Given records:

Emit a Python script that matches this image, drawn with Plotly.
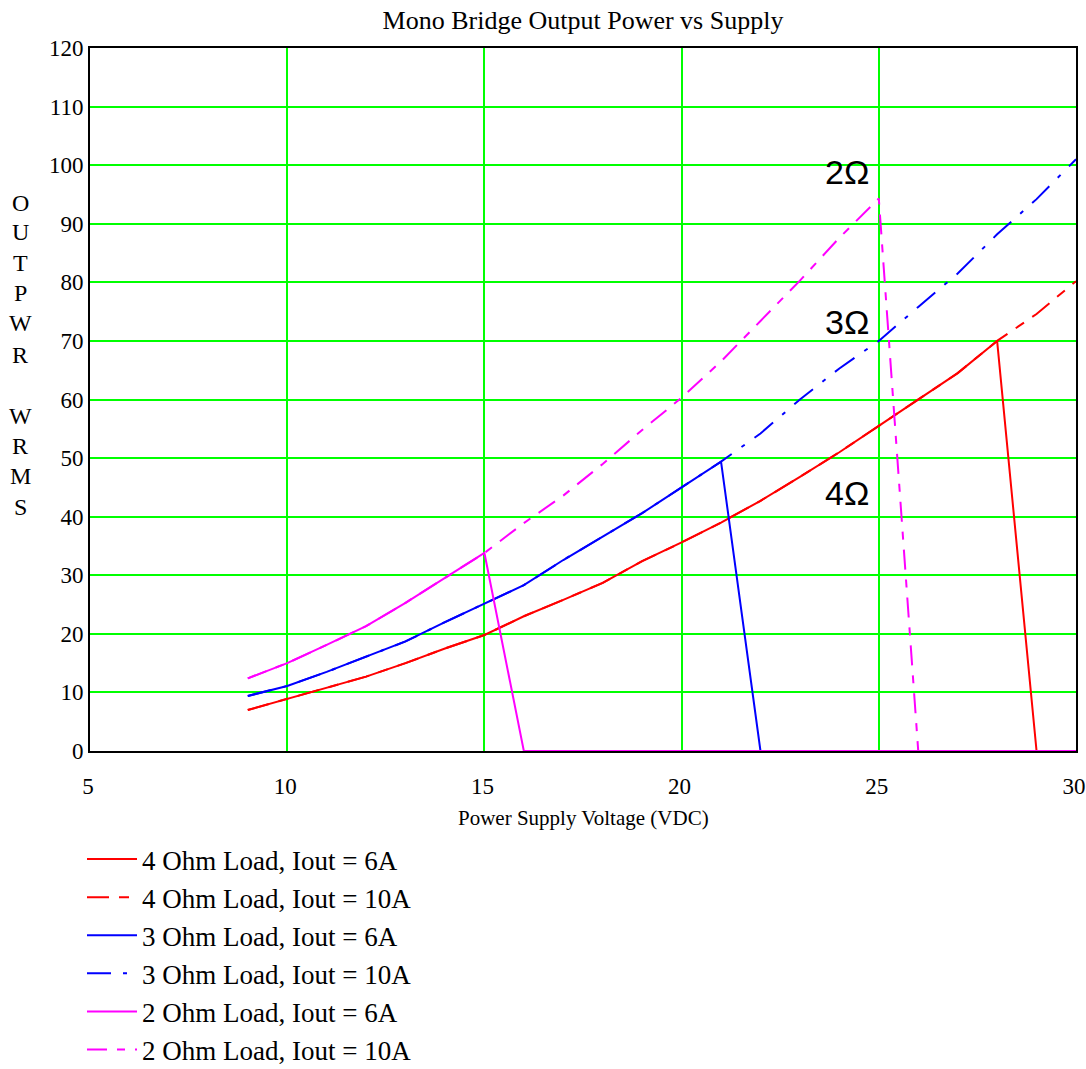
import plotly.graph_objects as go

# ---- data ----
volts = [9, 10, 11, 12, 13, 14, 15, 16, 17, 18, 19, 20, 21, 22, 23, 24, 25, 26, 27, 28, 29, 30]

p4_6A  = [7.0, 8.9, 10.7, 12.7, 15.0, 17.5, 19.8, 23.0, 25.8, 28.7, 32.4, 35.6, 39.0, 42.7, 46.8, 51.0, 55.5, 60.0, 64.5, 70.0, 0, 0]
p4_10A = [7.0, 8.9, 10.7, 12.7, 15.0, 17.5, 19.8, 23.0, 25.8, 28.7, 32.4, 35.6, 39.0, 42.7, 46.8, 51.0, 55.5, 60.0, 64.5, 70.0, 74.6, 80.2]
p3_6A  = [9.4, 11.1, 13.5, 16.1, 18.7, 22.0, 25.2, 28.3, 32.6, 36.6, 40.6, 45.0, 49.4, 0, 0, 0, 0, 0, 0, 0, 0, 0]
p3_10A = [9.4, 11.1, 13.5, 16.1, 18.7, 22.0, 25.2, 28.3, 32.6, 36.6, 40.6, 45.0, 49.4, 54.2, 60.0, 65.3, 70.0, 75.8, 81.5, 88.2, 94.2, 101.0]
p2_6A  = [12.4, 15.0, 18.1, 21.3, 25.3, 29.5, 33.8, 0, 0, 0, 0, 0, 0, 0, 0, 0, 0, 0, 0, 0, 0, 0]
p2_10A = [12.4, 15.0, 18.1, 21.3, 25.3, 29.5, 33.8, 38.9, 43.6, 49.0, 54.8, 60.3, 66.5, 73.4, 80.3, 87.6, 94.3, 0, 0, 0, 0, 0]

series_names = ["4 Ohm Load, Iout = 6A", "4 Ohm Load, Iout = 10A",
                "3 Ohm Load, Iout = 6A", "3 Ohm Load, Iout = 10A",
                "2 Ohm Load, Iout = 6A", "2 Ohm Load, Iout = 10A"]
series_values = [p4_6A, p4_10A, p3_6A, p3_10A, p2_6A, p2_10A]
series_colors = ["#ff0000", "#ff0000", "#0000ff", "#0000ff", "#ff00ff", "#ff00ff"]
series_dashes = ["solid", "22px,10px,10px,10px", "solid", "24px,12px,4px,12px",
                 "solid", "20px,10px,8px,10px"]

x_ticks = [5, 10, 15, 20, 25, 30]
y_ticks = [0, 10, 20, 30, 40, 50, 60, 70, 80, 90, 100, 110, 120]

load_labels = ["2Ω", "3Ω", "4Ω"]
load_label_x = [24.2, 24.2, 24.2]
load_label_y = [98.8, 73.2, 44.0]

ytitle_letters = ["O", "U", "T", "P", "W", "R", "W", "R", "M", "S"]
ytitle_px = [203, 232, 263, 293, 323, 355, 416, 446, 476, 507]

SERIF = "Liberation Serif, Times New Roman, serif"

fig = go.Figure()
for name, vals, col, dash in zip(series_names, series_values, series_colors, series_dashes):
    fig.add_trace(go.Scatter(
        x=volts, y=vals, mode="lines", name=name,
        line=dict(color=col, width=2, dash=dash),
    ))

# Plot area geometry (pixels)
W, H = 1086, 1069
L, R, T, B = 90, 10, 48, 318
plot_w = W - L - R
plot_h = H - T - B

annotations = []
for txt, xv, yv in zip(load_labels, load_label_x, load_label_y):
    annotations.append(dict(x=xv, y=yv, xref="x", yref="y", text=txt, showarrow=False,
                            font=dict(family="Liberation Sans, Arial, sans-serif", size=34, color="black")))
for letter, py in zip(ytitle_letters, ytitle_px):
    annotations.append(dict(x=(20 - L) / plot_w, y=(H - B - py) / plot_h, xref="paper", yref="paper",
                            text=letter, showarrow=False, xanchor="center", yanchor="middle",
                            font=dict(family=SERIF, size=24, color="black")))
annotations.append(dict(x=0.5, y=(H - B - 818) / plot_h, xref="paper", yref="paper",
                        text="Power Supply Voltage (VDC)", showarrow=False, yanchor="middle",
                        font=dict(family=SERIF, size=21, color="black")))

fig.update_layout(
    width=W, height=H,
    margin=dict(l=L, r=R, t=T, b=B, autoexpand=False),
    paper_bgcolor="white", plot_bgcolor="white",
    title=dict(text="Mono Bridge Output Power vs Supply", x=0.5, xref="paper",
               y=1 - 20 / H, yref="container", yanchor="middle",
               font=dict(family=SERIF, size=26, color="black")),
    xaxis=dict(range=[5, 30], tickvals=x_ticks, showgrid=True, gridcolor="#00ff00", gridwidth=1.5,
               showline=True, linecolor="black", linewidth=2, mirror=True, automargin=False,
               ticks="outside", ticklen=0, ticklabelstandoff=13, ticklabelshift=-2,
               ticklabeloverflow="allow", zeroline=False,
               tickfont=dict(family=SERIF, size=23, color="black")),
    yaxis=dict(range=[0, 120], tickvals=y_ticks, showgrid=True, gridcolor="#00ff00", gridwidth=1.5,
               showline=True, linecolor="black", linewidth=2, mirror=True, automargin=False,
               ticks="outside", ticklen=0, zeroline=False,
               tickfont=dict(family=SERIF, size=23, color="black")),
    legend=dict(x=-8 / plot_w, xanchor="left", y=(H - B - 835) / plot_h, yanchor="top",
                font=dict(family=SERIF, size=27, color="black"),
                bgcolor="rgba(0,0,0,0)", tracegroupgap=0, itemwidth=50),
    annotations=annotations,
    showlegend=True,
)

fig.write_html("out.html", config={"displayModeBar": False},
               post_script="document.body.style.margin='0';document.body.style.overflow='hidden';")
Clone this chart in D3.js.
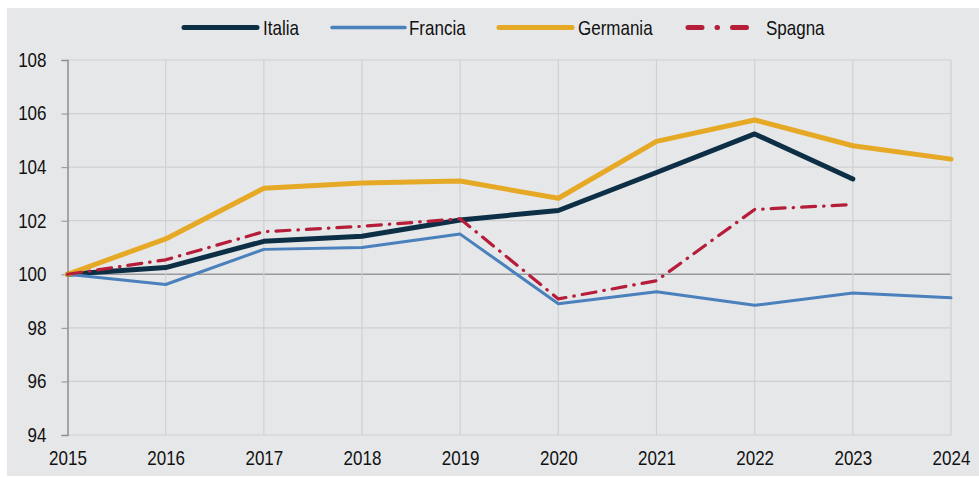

Work to be completed:
Using the listing above, gather each line that holds the string "this" and copy it.

In response:
Emit a Python script that matches this image, drawn with Plotly.
Clone this chart in D3.js.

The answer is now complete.